-- Instruction --
From the very first line of the data to the line containing "const yMax = 151640;", retype everything exactly, leaving the pictures behind.

-- Material --
- - -
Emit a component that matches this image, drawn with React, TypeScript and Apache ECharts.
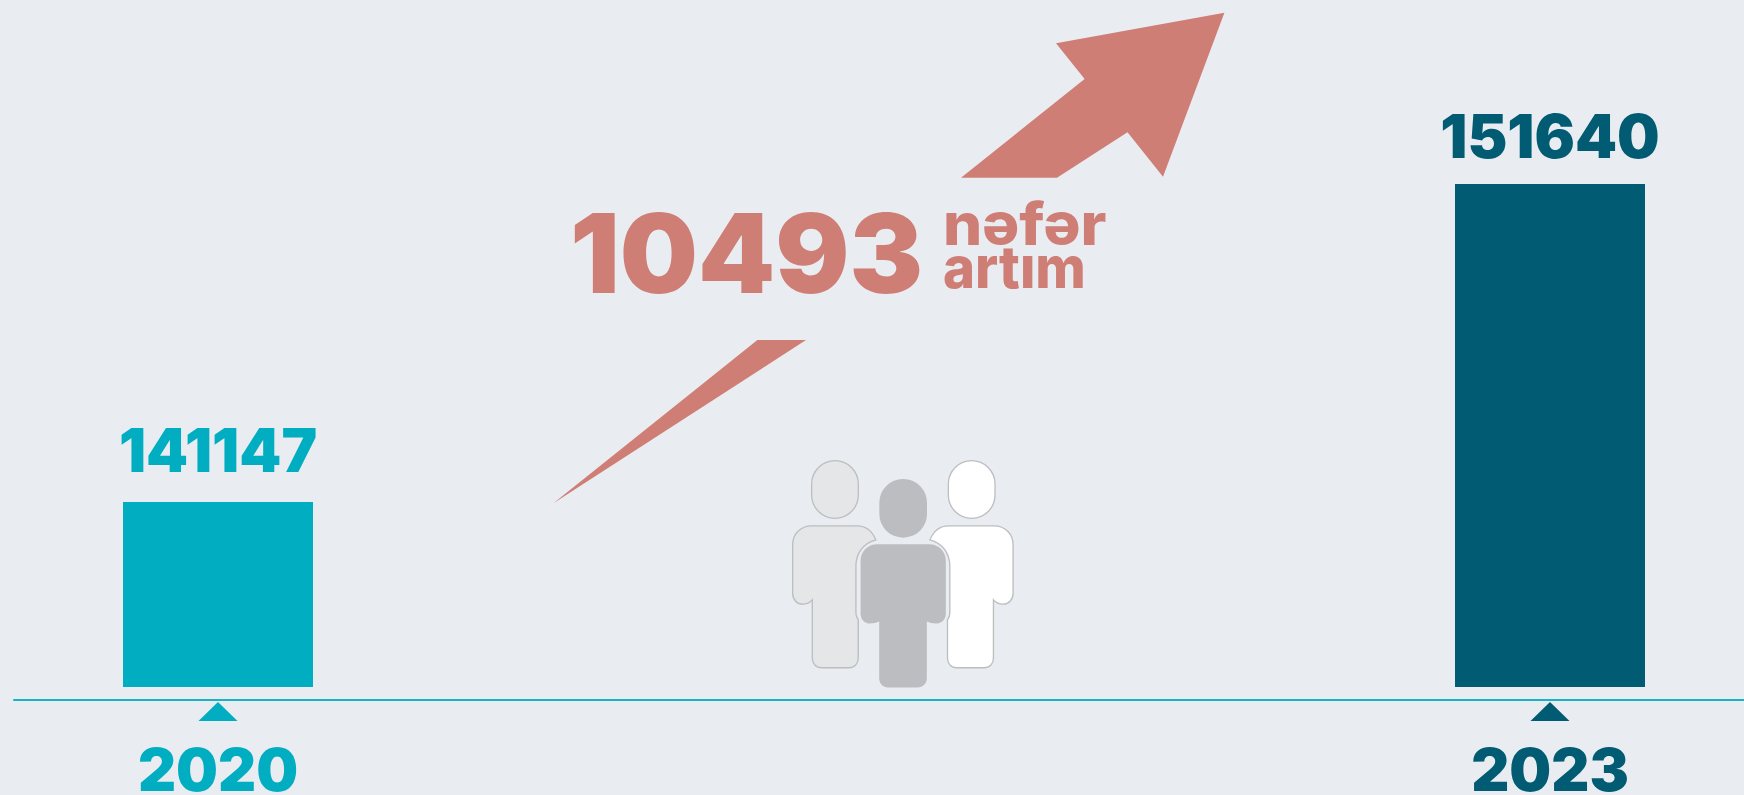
import React, { useEffect, useRef } from "react";
import * as echarts from "echarts";

const years = [2020, 2023];
const population = [141147, 151640];
const barColors = ["#00adc1", "#005b73"];
const growthValue = "10493";
const captionLines = ["nəfər", "artım"];

const BG = "#e9edf2";
const ACCENT = "#cf7e75";
const AXIS = "#17b4c8";
const FONT = "Inter";
const yMin = 135043;
const yMax = 151640;

const leftBodyD =
  "M318 300 C306 272 288 258 262 258 L125 258 C92 258 68 282 68 315 L68 460 C68 480 82 493 98 493 C110 493 120 488 127 480 L127 655 C127 672 138 684 155 684 L237 684 C254 684 265 672 265 655 L265 540 C261 534 258 528 258 520 L258 380 C258 340 280 310 318 300 Z";
const rightBodyD =
  "M480 300 C492 272 510 258 536 258 L673 258 C706 258 730 282 730 315 L730 460 C730 480 716 493 700 493 C688 493 678 488 671 480 L671 655 C671 672 660 684 643 684 L561 684 C544 684 533 672 533 655 L533 540 C537 534 540 528 540 520 L540 380 C540 340 518 310 480 300 Z";
const midBodyD =
  "M322 313 L478 313 C506 313 528 335 528 363 L528 520 C528 538 516 551 498 551 C488 551 478 549 471 545 L471 715 C471 732 460 743 443 743 L355 743 C338 743 328 732 328 715 L328 545 C321 549 311 551 300 551 C284 551 272 538 272 520 L272 363 C272 335 294 313 322 313 Z";

echarts.graphic.registerShape("leftBody", echarts.graphic.extendPath(leftBodyD, {}));
echarts.graphic.registerShape("rightBody", echarts.graphic.extendPath(rightBodyD, {}));
echarts.graphic.registerShape("midBody", echarts.graphic.extendPath(midBodyD, {}));

const pxPerYear = (1550 - 218) / 3;

export default function App() {
  const ref = useRef<HTMLDivElement>(null);
  useEffect(() => {
    document.body.style.margin = "0";
    const chart = echarts.init(ref.current!, undefined, { renderer: "svg" });
    const personStroke = { stroke: "#bcbec0", lineWidth: 4 };
    const peopleScale = { x: 770, y: 440, scaleX: 1 / 3, scaleY: 1 / 3 };
    const captionStyle = {
      fill: ACCENT,
      fontFamily: FONT,
      fontWeight: 800,
      fontSize: 58,
      lineHeight: 42,
      textAlign: "left",
      textVerticalAlign: "middle",
    };
    chart.setOption({
      animation: false,
      backgroundColor: BG,
      grid: { left: 14, right: 0, top: 184, height: 503, outerBoundsMode: "none" },
      xAxis: {
        type: "value",
        min: years[0] - 204 / pxPerYear,
        max: years[1] + 194 / pxPerYear,
        offset: 13,
        splitLine: { show: false },
        axisTick: { show: false },
        axisLine: { show: true, onZero: false, lineStyle: { color: AXIS, width: 2 } },
        axisLabel: {
          customValues: years,
          formatter: (v: number) => String(v),
          margin: 46,
          lineHeight: 46,
          fontFamily: FONT,
          fontWeight: 900,
          fontSize: 59,
          color: (v: any) => barColors[years.indexOf(Number(v))],
        },
      },
      yAxis: { type: "value", min: yMin, max: yMax, show: false },
      series: [
        {
          type: "bar",
          barWidth: 190,
          silent: true,
          data: years.map((y, i) => ({
            value: [y, population[i]],
            itemStyle: { color: barColors[i] },
            label: { color: barColors[i], distance: i === 0 ? 22 : 18 },
          })),
          label: {
            show: true,
            position: "top",
            fontFamily: FONT,
            fontWeight: 900,
            fontSize: 60,
            formatter: (p: any) => String(p.value[1]),
          },
        },
        {
          type: "scatter",
          silent: true,
          clip: false,
          symbol: "triangle",
          symbolSize: [39, 19],
          symbolOffset: [0, 24.5],
          data: years.map((y, i) => ({
            value: [y, yMin],
            itemStyle: { color: barColors[i], opacity: 1 },
          })),
        },
      ],
      graphic: [
        {
          type: "polygon",
          silent: true,
          shape: {
            points: [
              [1224.4, 12.7], [1056, 43.3], [1084.6, 79], [961, 177.7],
              [1057, 177.7], [1127.5, 132.3], [1163, 176.7],
            ],
          },
          style: { fill: ACCENT },
        },
        {
          type: "polygon",
          silent: true,
          shape: { points: [[553.4, 503.3], [757.4, 340], [806, 340]] },
          style: { fill: ACCENT },
        },
        {
          type: "text",
          x: 570,
          y: 253,
          style: {
            text: growthValue,
            fill: ACCENT,
            fontFamily: FONT,
            fontWeight: 900,
            fontSize: 110,
            textAlign: "left",
            textVerticalAlign: "middle",
          },
        },
        { type: "text", x: 943, y: 224, scaleX: 1.065, style: { text: captionLines[0], ...captionStyle } },
        { type: "text", x: 943, y: 267, scaleX: 0.94, style: { text: captionLines[1], ...captionStyle } },
        { type: "rect", x: 770, y: 440, shape: { x: 125 / 3, y: 62 / 3, width: 140 / 3, height: 173 / 3, r: 70 / 3 }, style: { fill: "#e4e6e8", stroke: "#bcbec0", lineWidth: 1.3 } },
        { type: "rect", x: 770, y: 440, shape: { x: 535 / 3, y: 62 / 3, width: 140 / 3, height: 173 / 3, r: 70 / 3 }, style: { fill: "#ffffff", stroke: "#bcbec0", lineWidth: 1.3 } },
        { type: "rect", x: 770, y: 440, shape: { x: 328 / 3, y: 117 / 3, width: 143 / 3, height: 176 / 3, r: 71 / 3 }, style: { fill: "#bbbdc0" } },
        { type: "leftBody", ...peopleScale, style: { fill: "#e4e6e8", ...personStroke } },
        { type: "rightBody", ...peopleScale, style: { fill: "#ffffff", ...personStroke } },
        { type: "midBody", ...peopleScale, style: { fill: "#bbbdc0" } },
      ],
    });
    return () => chart.dispose();
  }, []);
  return <div ref={ref} style={{ width: 1744, height: 795, display: "block" }} />;
}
- - -
-- Exercise solution --
Emit a component that matches this image, drawn with React, TypeScript and Apache ECharts.
import React, { useEffect, useRef } from "react";
import * as echarts from "echarts";

const years = [2020, 2023];
const population = [141147, 151640];
const barColors = ["#00adc1", "#005b73"];
const growthValue = "10493";
const captionLines = ["nəfər", "artım"];

const BG = "#e9edf2";
const ACCENT = "#cf7e75";
const AXIS = "#17b4c8";
const FONT = "Inter";
const yMin = 135043;
const yMax = 151640;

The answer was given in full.